What are some advantages of having direct network (or indirect network)? I assume that the reason we distinguish the two is because one of them has clear advantages over the other (i.e. do direct networks generally cost less when it comes to scaling or vice versa?).

rbcarlso

At least in the context of the example given, the advantage to the mesh network is that it has the lowest asymptotic cost. This is because a constant amount of stuff needs to be added for each added node. Contrast this with the crossbar where O(N) things need to be added for a new node, and multi-stage logarithmic where O(lgN) things need to be added for a new node.
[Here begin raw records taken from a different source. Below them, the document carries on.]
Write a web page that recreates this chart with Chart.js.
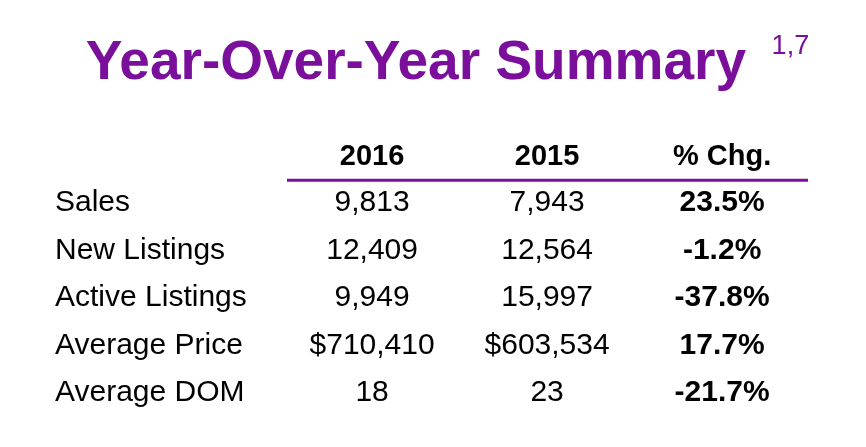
<!DOCTYPE html>
<html>
<head>
<meta charset="utf-8">
<script src="https://cdn.jsdelivr.net/npm/chart.js@4"></script>
<style>
  html, body { margin: 0; padding: 0; background: #fff; }
  #wrap { width: 866px; height: 447px; }
</style>
</head>
<body>
<div id="wrap"><canvas id="table"></canvas></div>
<script>
// Table data
const title = 'Year-Over-Year Summary';
const titleNote = '1,7';
const headers = ['2016', '2015', '% Chg.'];
const rowLabels = ['Sales', 'New Listings', 'Active Listings', 'Average Price', 'Average DOM'];
const values2016 = ['9,813', '12,409', '9,949', '$710,410', '18'];
const values2015 = ['7,943', '12,564', '15,997', '$603,534', '23'];
const pctChange = ['23.5%', '-1.2%', '-37.8%', '17.7%', '-21.7%'];

const purple = '#7a0f9c';
const font = '"Liberation Sans", Arial, sans-serif';

// draws the table text on top of the (hidden) scales
const tablePlugin = {
    id: 'tableText',
    afterDraw(chart) {
        const ctx = chart.ctx;
        const x = chart.scales.x;
        const y = chart.scales.y;
        ctx.save();
        ctx.textBaseline = 'middle';

        // title
        ctx.fillStyle = purple;
        ctx.font = 'bold 55px ' + font;
        ctx.textAlign = 'center';
        ctx.fillText(title, x.getPixelForValue(1.25), y.getPixelForValue(-2.92));
        ctx.font = '27px ' + font;
        ctx.fillText(titleNote, x.getPixelForValue(3.39), y.getPixelForValue(-3.3));

        // header row
        ctx.fillStyle = '#000';
        ctx.font = 'bold 29px ' + font;
        headers.forEach((h, i) => {
            ctx.fillText(h, x.getPixelForValue(i + 1), y.getPixelForValue(-0.97));
        });

        // purple rule
        ctx.strokeStyle = purple;
        ctx.lineWidth = 3;
        ctx.beginPath();
        const ly = y.getPixelForValue(-0.48);
        ctx.moveTo(287, ly);
        ctx.lineTo(808, ly);
        ctx.stroke();

        // body rows
        rowLabels.forEach((label, r) => {
            const py = y.getPixelForValue(r);
            ctx.font = '30px ' + font;
            ctx.textAlign = 'left';
            ctx.fillText(label, 55, py);
            ctx.textAlign = 'center';
            ctx.fillText(values2016[r], x.getPixelForValue(1), py);
            ctx.fillText(values2015[r], x.getPixelForValue(2), py);
            ctx.font = 'bold 30px ' + font;
            ctx.fillText(pctChange[r], x.getPixelForValue(3), py);
        });
        ctx.restore();
    }
};

new Chart(document.getElementById('table'), {
    type: 'scatter',
    data: { datasets: [{ data: [] }] },
    options: {
        responsive: true,
        maintainAspectRatio: false,
        animation: false,
        layout: { padding: 0 },
        plugins: { legend: { display: false }, tooltip: { enabled: false } },
        scales: {
            x: { type: 'linear', display: false, min: -1.126, max: 3.822 },
            y: { type: 'linear', display: false, reverse: true, min: -4.274, max: 5.137 }
        }
    },
    plugins: [tablePlugin]
});
</script>
</body>
</html>
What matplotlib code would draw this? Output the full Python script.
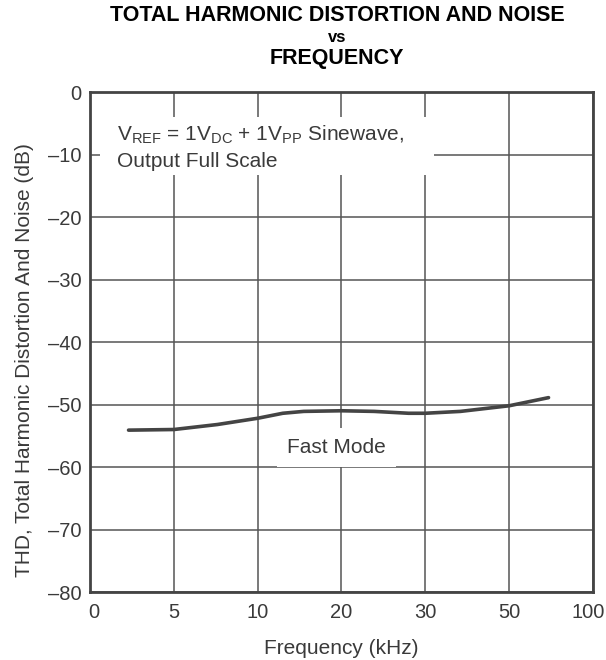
import matplotlib.pyplot as plt
from matplotlib.patches import Rectangle
from matplotlib.transforms import ScaledTranslation

plt.rcParams['font.family'] = ['Liberation Sans', 'DejaVu Sans']
plt.rcParams['mathtext.fontset'] = 'custom'
plt.rcParams['mathtext.rm'] = 'Liberation Sans'

# evenly spaced frequency ticks
freq_labels = ['0', '5', '10', '20', '30', '50', '100']
# curve (x in tick-position units)
pos = [0.46, 1.0, 1.52, 2.0, 2.3, 2.55, 3.0, 3.39, 3.8, 4.0, 4.42, 5.0, 5.47]
thd = [-54.1, -54.0, -53.2, -52.2, -51.4, -51.1, -51.0, -51.1, -51.4, -51.4, -51.1, -50.2, -48.9]
yticks = [0, -10, -20, -30, -40, -50, -60, -70, -80]

txt = '#3a3a3a'
fig = plt.figure(figsize=(6.06, 6.6), dpi=100)
ax = fig.add_axes([0.1485, 0.103, 0.83, 0.7576])

ax.plot(pos, thd, color='#444444', lw=2.6, solid_capstyle='round', zorder=2.5)

ax.set_xlim(0, 6)
ax.set_ylim(-80, 0)
ax.set_xticks(range(len(freq_labels)))
ax.set_xticklabels(freq_labels)
ax.set_yticks(yticks)
ax.set_yticklabels([str(v).replace('-', '\u2013') for v in yticks])
ax.tick_params(length=0, labelsize=14.5, labelcolor=txt)
ax.tick_params(axis='x', pad=8)
ax.tick_params(axis='y', pad=6)
# first and last labels sit a little inside the frame
xl = ax.get_xticklabels()
xl[0].set_transform(xl[0].get_transform() + ScaledTranslation(0.04, 0, fig.dpi_scale_trans))
xl[-1].set_transform(xl[-1].get_transform() + ScaledTranslation(-0.05, 0, fig.dpi_scale_trans))
ax.set_axisbelow(True)
ax.grid(True, color='#555555', lw=1.1)
for s in ax.spines.values():
    s.set_color('#444444')
    s.set_linewidth(2)

ax.add_patch(Rectangle((0.12, -13.3), 3.98, 9.3, facecolor='white', edgecolor='none', zorder=1.5))
ax.text(0.32, -7.7, r'V$_{\mathrm{REF}}$ = 1V$_{\mathrm{DC}}$ + 1V$_{\mathrm{PP}}$ Sinewave,',
        fontsize=15, color=txt, va='baseline', zorder=3)
ax.text(0.32, -12.0, 'Output Full Scale', fontsize=15, color=txt, va='baseline', zorder=3)

ax.text(2.94, -57.8, 'Fast Mode', fontsize=15, color=txt, ha='center', va='baseline', zorder=3,
        bbox=dict(facecolor='white', edgecolor='none', pad=7))

ax.set_xlabel('Frequency (kHz)', fontsize=15, color=txt, labelpad=12)
ax.set_ylabel('THD, Total Harmonic Distortion And Noise (dB)', fontsize=15, color=txt)
ax.yaxis.set_label_coords(-0.111, 0.464)

fig.text(0.556, 0.976, 'TOTAL HARMONIC DISTORTION AND NOISE', fontsize=15.5, fontweight='bold',
         ha='center', va='center')
fig.text(0.556, 0.943, 'vs', fontsize=12, fontweight='bold', ha='center', va='center')
fig.text(0.556, 0.911, 'FREQUENCY', fontsize=15.5, fontweight='bold', ha='center', va='center')

fig.savefig('out.png', dpi=100)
The tradeoff of course is that the mesh has the longest average latency. If you only connect the new node to its neighbors (cheap), then the distance in steps to nodes further away gets greater and greater as you add more nodes (slow). If you connect a new node to everything (expensive), then the distance in steps to nodes further away remains the same however many nodes you add (fast).

arjunh

Another term that we described in the practice exam was bisection bandwidth. Can anyone provide a definition for bisection bandwidth (explaining it in the context of the exam 2 practice problem on interconnection networks would be good).

admintio42

Slide 12 defines it as the minimum bandwidth out of any partition of the network that includes exactly half the nodes.

paluri

Could you potentially make the argument that crossbar is actually direct? Or at least some sort of hybrid direct/indirect?

Aarow

I'm a little confused by the definition of the cost of the interconnection. In the exam 2 question, we have the cost of a ring and mesh being O(N). If you were to add another row (sqrt(N) nodes), you'd need N more connections. In the ring, if you were to add another sqrt(N) nodes, you need to add sqrt(N) +2 connections. So, the cost isn't relative to the number of connections we add for some given number of nodes?
--- Nvm. I think the cost is defined as the number of wires with respect to the number of nodes in the interconnect not the addition of nodes to the interconnect. So for the mesh, we would have sqrt(N)sqrt(N)+sqrt(N)sqrt(N)= 2N wires making O(N). For the ring, we would have N wires making O(N).

@paluri: I thought that direct was defined where the end points were in the network - they were on the routers/switches directly. Since the packets travel from a start point through a switch to an end point, I don't think that can be defined as direct?

Sherry

@arjunh bisection bandwidth is the sum bandwidth of links severed when cutting the network in half. For example, the multi-stage logarithmic in this slide, there are 8 links cut into half, if each link is 1 Gbit/s, the bisection bandwidth will be 1 * 8 = 8 Gbit/s.

meatie

It is interesting that all the network topologies showed here are in 2-D. I was wondering if there are networks designed in 3-D, like a cube, or hyper-cube.